Provided data:
══════

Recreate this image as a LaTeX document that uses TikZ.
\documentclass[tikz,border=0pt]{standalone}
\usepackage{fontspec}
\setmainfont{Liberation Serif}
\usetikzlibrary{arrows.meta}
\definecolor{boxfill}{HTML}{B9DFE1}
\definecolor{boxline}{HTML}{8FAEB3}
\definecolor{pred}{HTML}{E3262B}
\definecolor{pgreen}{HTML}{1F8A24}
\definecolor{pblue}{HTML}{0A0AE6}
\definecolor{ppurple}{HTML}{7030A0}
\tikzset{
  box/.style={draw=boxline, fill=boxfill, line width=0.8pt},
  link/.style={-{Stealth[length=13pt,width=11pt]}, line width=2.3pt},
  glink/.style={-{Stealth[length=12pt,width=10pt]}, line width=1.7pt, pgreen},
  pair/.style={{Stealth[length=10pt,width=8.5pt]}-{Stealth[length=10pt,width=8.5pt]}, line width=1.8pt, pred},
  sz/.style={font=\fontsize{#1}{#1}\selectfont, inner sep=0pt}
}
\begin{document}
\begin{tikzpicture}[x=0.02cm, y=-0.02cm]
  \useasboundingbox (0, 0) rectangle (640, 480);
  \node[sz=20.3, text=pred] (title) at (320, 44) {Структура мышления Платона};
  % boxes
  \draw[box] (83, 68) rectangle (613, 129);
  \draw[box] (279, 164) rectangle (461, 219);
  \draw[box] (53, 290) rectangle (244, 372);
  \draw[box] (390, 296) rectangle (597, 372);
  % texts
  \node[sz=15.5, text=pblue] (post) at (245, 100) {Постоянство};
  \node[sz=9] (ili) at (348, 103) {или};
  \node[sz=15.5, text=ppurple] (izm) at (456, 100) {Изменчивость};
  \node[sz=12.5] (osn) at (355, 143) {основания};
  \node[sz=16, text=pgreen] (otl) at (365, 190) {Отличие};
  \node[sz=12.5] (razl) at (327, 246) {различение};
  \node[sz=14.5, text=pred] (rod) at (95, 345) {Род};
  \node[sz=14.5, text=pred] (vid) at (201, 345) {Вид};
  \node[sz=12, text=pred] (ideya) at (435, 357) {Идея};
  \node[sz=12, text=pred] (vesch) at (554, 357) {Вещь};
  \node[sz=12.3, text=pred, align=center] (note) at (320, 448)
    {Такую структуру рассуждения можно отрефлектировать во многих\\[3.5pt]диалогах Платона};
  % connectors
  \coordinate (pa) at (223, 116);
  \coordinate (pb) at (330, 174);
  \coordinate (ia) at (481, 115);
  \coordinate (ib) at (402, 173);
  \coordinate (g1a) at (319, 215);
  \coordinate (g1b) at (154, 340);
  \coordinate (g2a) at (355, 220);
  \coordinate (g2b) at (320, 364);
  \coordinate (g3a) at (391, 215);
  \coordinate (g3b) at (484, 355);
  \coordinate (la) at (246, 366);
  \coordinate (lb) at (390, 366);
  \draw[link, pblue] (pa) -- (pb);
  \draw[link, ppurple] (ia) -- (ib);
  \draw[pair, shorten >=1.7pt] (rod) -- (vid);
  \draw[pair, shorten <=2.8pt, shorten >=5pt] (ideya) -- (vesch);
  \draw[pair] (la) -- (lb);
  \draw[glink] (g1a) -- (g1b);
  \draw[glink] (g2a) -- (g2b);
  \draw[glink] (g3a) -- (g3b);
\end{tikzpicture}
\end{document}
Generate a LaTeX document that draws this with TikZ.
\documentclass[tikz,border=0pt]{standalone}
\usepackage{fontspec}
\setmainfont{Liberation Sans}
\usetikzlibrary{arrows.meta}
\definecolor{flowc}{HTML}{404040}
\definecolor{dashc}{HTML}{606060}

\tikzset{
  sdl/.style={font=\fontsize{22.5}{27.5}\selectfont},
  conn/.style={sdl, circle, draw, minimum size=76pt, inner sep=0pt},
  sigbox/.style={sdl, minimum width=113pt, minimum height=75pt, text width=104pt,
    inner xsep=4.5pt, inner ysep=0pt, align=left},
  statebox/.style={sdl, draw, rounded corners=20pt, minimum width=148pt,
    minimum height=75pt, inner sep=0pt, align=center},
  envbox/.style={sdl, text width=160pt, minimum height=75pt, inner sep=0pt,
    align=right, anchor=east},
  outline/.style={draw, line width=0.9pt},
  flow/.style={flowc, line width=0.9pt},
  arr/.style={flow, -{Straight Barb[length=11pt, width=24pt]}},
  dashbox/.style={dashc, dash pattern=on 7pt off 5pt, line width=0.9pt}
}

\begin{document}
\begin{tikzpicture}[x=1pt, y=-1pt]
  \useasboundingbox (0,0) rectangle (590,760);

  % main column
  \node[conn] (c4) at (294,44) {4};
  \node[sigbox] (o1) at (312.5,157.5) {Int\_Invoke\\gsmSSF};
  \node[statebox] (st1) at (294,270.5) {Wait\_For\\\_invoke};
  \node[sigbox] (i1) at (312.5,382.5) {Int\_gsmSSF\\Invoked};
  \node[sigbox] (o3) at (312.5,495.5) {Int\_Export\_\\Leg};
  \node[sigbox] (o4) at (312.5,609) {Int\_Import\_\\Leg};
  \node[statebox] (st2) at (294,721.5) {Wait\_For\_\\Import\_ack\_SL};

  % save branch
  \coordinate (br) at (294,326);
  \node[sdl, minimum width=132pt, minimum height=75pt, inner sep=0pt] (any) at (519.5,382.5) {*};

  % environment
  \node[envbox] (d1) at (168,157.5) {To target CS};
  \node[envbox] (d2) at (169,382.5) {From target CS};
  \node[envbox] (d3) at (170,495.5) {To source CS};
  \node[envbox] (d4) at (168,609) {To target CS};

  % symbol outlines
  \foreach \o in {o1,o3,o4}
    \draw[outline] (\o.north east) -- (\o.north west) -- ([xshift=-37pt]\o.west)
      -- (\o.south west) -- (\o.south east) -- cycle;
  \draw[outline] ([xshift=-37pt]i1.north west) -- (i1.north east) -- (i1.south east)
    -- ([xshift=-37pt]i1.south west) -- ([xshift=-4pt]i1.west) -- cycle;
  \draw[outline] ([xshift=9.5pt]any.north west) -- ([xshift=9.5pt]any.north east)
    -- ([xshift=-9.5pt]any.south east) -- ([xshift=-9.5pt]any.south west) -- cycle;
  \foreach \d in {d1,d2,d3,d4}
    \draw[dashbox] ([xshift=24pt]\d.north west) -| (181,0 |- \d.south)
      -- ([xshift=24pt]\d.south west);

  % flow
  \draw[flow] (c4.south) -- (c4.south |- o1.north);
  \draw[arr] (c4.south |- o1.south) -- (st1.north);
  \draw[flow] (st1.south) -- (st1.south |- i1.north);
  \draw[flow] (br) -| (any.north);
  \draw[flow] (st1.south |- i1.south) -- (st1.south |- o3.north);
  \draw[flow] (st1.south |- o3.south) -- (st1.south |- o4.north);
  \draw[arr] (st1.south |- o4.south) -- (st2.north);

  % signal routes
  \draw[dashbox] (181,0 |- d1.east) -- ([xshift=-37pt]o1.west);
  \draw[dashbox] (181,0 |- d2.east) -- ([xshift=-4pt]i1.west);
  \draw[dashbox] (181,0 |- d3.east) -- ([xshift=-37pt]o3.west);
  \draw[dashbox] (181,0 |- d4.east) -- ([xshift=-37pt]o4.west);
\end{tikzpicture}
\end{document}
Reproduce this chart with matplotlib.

══════

Stated task:
Please repeat the listing exactly, with nothing left out.

Problem solution:
Recreate this image as a LaTeX document that uses TikZ.
\documentclass[tikz,border=0pt]{standalone}
\usepackage{fontspec}
\setmainfont{Liberation Serif}
\usetikzlibrary{arrows.meta}
\definecolor{boxfill}{HTML}{B9DFE1}
\definecolor{boxline}{HTML}{8FAEB3}
\definecolor{pred}{HTML}{E3262B}
\definecolor{pgreen}{HTML}{1F8A24}
\definecolor{pblue}{HTML}{0A0AE6}
\definecolor{ppurple}{HTML}{7030A0}
\tikzset{
  box/.style={draw=boxline, fill=boxfill, line width=0.8pt},
  link/.style={-{Stealth[length=13pt,width=11pt]}, line width=2.3pt},
  glink/.style={-{Stealth[length=12pt,width=10pt]}, line width=1.7pt, pgreen},
  pair/.style={{Stealth[length=10pt,width=8.5pt]}-{Stealth[length=10pt,width=8.5pt]}, line width=1.8pt, pred},
  sz/.style={font=\fontsize{#1}{#1}\selectfont, inner sep=0pt}
}
\begin{document}
\begin{tikzpicture}[x=0.02cm, y=-0.02cm]
  \useasboundingbox (0, 0) rectangle (640, 480);
  \node[sz=20.3, text=pred] (title) at (320, 44) {Структура мышления Платона};
  % boxes
  \draw[box] (83, 68) rectangle (613, 129);
  \draw[box] (279, 164) rectangle (461, 219);
  \draw[box] (53, 290) rectangle (244, 372);
  \draw[box] (390, 296) rectangle (597, 372);
  % texts
  \node[sz=15.5, text=pblue] (post) at (245, 100) {Постоянство};
  \node[sz=9] (ili) at (348, 103) {или};
  \node[sz=15.5, text=ppurple] (izm) at (456, 100) {Изменчивость};
  \node[sz=12.5] (osn) at (355, 143) {основания};
  \node[sz=16, text=pgreen] (otl) at (365, 190) {Отличие};
  \node[sz=12.5] (razl) at (327, 246) {различение};
  \node[sz=14.5, text=pred] (rod) at (95, 345) {Род};
  \node[sz=14.5, text=pred] (vid) at (201, 345) {Вид};
  \node[sz=12, text=pred] (ideya) at (435, 357) {Идея};
  \node[sz=12, text=pred] (vesch) at (554, 357) {Вещь};
  \node[sz=12.3, text=pred, align=center] (note) at (320, 448)
    {Такую структуру рассуждения можно отрефлектировать во многих\\[3.5pt]диалогах Платона};
  % connectors
  \coordinate (pa) at (223, 116);
  \coordinate (pb) at (330, 174);
  \coordinate (ia) at (481, 115);
  \coordinate (ib) at (402, 173);
  \coordinate (g1a) at (319, 215);
  \coordinate (g1b) at (154, 340);
  \coordinate (g2a) at (355, 220);
  \coordinate (g2b) at (320, 364);
  \coordinate (g3a) at (391, 215);
  \coordinate (g3b) at (484, 355);
  \coordinate (la) at (246, 366);
  \coordinate (lb) at (390, 366);
  \draw[link, pblue] (pa) -- (pb);
  \draw[link, ppurple] (ia) -- (ib);
  \draw[pair, shorten >=1.7pt] (rod) -- (vid);
  \draw[pair, shorten <=2.8pt, shorten >=5pt] (ideya) -- (vesch);
  \draw[pair] (la) -- (lb);
  \draw[glink] (g1a) -- (g1b);
  \draw[glink] (g2a) -- (g2b);
  \draw[glink] (g3a) -- (g3b);
\end{tikzpicture}
\end{document}
Generate a LaTeX document that draws this with TikZ.
\documentclass[tikz,border=0pt]{standalone}
\usepackage{fontspec}
\setmainfont{Liberation Sans}
\usetikzlibrary{arrows.meta}
\definecolor{flowc}{HTML}{404040}
\definecolor{dashc}{HTML}{606060}

\tikzset{
  sdl/.style={font=\fontsize{22.5}{27.5}\selectfont},
  conn/.style={sdl, circle, draw, minimum size=76pt, inner sep=0pt},
  sigbox/.style={sdl, minimum width=113pt, minimum height=75pt, text width=104pt,
    inner xsep=4.5pt, inner ysep=0pt, align=left},
  statebox/.style={sdl, draw, rounded corners=20pt, minimum width=148pt,
    minimum height=75pt, inner sep=0pt, align=center},
  envbox/.style={sdl, text width=160pt, minimum height=75pt, inner sep=0pt,
    align=right, anchor=east},
  outline/.style={draw, line width=0.9pt},
  flow/.style={flowc, line width=0.9pt},
  arr/.style={flow, -{Straight Barb[length=11pt, width=24pt]}},
  dashbox/.style={dashc, dash pattern=on 7pt off 5pt, line width=0.9pt}
}

\begin{document}
\begin{tikzpicture}[x=1pt, y=-1pt]
  \useasboundingbox (0,0) rectangle (590,760);

  % main column
  \node[conn] (c4) at (294,44) {4};
  \node[sigbox] (o1) at (312.5,157.5) {Int\_Invoke\\gsmSSF};
  \node[statebox] (st1) at (294,270.5) {Wait\_For\\\_invoke};
  \node[sigbox] (i1) at (312.5,382.5) {Int\_gsmSSF\\Invoked};
  \node[sigbox] (o3) at (312.5,495.5) {Int\_Export\_\\Leg};
  \node[sigbox] (o4) at (312.5,609) {Int\_Import\_\\Leg};
  \node[statebox] (st2) at (294,721.5) {Wait\_For\_\\Import\_ack\_SL};

  % save branch
  \coordinate (br) at (294,326);
  \node[sdl, minimum width=132pt, minimum height=75pt, inner sep=0pt] (any) at (519.5,382.5) {*};

  % environment
  \node[envbox] (d1) at (168,157.5) {To target CS};
  \node[envbox] (d2) at (169,382.5) {From target CS};
  \node[envbox] (d3) at (170,495.5) {To source CS};
  \node[envbox] (d4) at (168,609) {To target CS};

  % symbol outlines
  \foreach \o in {o1,o3,o4}
    \draw[outline] (\o.north east) -- (\o.north west) -- ([xshift=-37pt]\o.west)
      -- (\o.south west) -- (\o.south east) -- cycle;
  \draw[outline] ([xshift=-37pt]i1.north west) -- (i1.north east) -- (i1.south east)
    -- ([xshift=-37pt]i1.south west) -- ([xshift=-4pt]i1.west) -- cycle;
  \draw[outline] ([xshift=9.5pt]any.north west) -- ([xshift=9.5pt]any.north east)
    -- ([xshift=-9.5pt]any.south east) -- ([xshift=-9.5pt]any.south west) -- cycle;
  \foreach \d in {d1,d2,d3,d4}
    \draw[dashbox] ([xshift=24pt]\d.north west) -| (181,0 |- \d.south)
      -- ([xshift=24pt]\d.south west);

  % flow
  \draw[flow] (c4.south) -- (c4.south |- o1.north);
  \draw[arr] (c4.south |- o1.south) -- (st1.north);
  \draw[flow] (st1.south) -- (st1.south |- i1.north);
  \draw[flow] (br) -| (any.north);
  \draw[flow] (st1.south |- i1.south) -- (st1.south |- o3.north);
  \draw[flow] (st1.south |- o3.south) -- (st1.south |- o4.north);
  \draw[arr] (st1.south |- o4.south) -- (st2.north);

  % signal routes
  \draw[dashbox] (181,0 |- d1.east) -- ([xshift=-37pt]o1.west);
  \draw[dashbox] (181,0 |- d2.east) -- ([xshift=-4pt]i1.west);
  \draw[dashbox] (181,0 |- d3.east) -- ([xshift=-37pt]o3.west);
  \draw[dashbox] (181,0 |- d4.east) -- ([xshift=-37pt]o4.west);
\end{tikzpicture}
\end{document}
Reproduce this chart with matplotlib.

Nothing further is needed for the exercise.